Data for processing:
.....
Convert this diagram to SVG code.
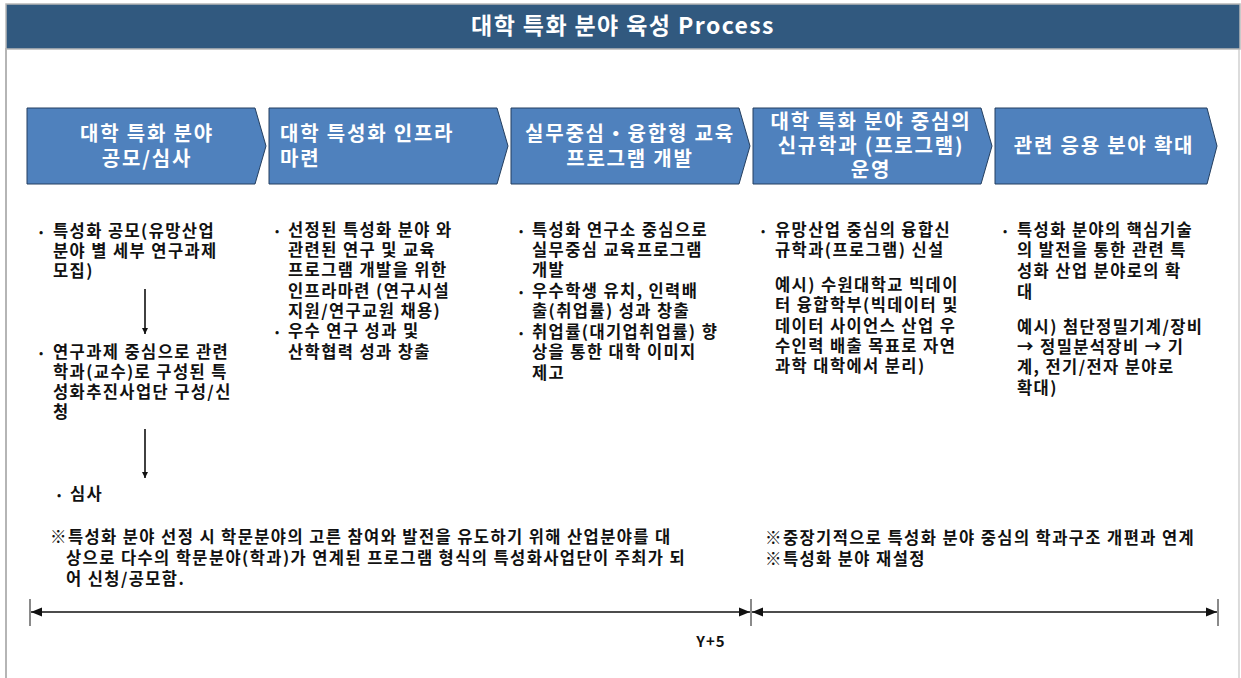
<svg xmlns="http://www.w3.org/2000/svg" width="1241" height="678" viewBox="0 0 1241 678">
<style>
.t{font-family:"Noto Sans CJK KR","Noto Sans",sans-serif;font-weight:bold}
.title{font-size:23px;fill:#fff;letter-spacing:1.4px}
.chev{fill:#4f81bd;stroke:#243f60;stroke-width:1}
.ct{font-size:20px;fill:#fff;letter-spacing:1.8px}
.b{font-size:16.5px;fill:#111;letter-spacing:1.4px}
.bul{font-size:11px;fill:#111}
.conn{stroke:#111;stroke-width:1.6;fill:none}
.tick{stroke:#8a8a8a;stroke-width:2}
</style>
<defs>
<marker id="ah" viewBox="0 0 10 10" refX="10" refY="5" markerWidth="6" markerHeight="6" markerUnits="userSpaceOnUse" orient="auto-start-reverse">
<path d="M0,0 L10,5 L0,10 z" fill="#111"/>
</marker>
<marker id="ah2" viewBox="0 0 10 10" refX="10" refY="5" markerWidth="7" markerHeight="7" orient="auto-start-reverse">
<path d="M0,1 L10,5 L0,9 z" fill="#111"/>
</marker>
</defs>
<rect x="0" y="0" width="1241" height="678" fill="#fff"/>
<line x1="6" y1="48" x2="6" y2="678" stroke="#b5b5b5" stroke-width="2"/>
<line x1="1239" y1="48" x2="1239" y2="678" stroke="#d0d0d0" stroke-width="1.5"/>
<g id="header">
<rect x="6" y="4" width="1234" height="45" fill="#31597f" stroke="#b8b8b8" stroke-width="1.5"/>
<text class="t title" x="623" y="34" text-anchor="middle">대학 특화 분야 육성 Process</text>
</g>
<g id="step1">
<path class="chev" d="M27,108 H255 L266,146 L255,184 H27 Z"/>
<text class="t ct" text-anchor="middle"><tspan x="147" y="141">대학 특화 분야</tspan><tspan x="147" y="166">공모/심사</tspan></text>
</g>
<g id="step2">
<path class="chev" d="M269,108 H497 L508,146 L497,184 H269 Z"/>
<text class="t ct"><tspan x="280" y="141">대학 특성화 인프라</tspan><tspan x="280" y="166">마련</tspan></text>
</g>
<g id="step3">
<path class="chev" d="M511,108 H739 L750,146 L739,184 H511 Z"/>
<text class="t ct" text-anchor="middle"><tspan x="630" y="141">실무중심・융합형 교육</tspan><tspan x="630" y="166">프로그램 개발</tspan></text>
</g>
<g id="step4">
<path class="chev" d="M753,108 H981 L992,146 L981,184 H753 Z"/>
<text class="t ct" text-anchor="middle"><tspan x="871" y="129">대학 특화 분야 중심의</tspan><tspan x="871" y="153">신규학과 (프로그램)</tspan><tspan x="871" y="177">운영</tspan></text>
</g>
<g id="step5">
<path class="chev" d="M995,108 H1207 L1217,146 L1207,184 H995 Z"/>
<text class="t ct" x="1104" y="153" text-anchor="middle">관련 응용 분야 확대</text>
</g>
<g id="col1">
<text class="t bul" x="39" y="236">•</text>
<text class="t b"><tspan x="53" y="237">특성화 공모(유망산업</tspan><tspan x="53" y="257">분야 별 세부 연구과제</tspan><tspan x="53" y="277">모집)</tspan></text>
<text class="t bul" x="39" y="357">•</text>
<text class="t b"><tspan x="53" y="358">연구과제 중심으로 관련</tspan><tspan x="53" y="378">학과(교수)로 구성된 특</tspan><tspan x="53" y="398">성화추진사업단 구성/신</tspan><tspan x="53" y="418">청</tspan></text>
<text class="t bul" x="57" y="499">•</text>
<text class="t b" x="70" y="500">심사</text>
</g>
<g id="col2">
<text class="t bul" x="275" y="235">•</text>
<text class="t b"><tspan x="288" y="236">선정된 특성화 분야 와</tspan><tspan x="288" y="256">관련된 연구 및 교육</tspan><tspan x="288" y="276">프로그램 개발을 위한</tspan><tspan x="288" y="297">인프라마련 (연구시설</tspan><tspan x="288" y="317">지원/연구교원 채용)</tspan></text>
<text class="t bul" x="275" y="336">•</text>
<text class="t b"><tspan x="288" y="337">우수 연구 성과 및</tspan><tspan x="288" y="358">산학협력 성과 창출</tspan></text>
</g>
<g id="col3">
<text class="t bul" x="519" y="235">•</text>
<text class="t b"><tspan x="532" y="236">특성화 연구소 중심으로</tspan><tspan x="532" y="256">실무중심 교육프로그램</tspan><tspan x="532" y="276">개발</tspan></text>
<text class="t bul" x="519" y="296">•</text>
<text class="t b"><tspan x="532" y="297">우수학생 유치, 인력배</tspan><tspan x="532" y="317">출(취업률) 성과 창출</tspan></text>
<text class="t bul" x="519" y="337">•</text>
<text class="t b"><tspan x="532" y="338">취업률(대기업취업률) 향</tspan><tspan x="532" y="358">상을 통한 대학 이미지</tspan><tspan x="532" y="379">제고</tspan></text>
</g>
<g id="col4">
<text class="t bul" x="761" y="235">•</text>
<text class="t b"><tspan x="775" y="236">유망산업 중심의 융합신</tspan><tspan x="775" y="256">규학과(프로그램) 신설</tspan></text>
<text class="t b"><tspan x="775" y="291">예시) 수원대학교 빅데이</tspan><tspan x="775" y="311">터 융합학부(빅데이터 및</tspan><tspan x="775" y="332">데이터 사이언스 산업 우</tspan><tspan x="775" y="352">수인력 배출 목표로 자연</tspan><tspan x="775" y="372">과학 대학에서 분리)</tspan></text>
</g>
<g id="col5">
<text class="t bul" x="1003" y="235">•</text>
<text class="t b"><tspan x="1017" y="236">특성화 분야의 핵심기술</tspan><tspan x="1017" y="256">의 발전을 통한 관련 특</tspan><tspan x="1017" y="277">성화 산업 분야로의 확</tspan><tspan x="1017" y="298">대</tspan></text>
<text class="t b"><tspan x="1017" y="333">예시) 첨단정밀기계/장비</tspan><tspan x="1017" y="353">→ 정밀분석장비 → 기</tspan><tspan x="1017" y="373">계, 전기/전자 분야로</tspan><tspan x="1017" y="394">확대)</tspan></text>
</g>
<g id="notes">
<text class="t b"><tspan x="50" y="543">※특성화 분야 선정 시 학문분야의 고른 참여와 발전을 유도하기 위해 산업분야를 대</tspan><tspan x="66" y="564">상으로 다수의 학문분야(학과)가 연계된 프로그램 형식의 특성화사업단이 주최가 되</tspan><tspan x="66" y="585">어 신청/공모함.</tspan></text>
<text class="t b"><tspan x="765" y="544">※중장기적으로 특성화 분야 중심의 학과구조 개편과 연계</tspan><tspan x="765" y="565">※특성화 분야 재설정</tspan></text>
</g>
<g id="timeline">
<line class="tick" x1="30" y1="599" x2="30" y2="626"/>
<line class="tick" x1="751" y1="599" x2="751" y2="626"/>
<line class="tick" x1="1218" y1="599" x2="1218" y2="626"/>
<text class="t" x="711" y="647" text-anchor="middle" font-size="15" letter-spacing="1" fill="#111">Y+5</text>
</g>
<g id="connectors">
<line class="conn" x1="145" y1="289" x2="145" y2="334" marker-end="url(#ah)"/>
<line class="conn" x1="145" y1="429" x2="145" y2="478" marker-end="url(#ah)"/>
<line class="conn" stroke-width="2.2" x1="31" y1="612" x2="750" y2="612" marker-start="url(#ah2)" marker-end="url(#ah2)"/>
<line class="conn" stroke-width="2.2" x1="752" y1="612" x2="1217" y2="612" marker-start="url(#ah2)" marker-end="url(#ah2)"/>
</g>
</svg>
.....
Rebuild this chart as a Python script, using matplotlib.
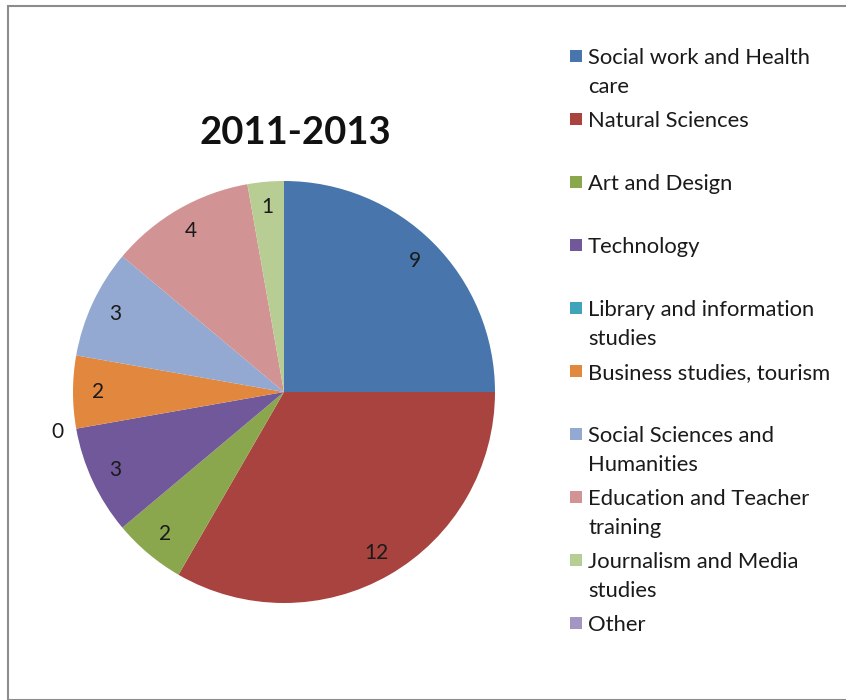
.....
Exercise instructions: Show every line above in which the word "this" occurs.

Complete response:
Convert this diagram to SVG code.
Rebuild this chart as a Python script, using matplotlib.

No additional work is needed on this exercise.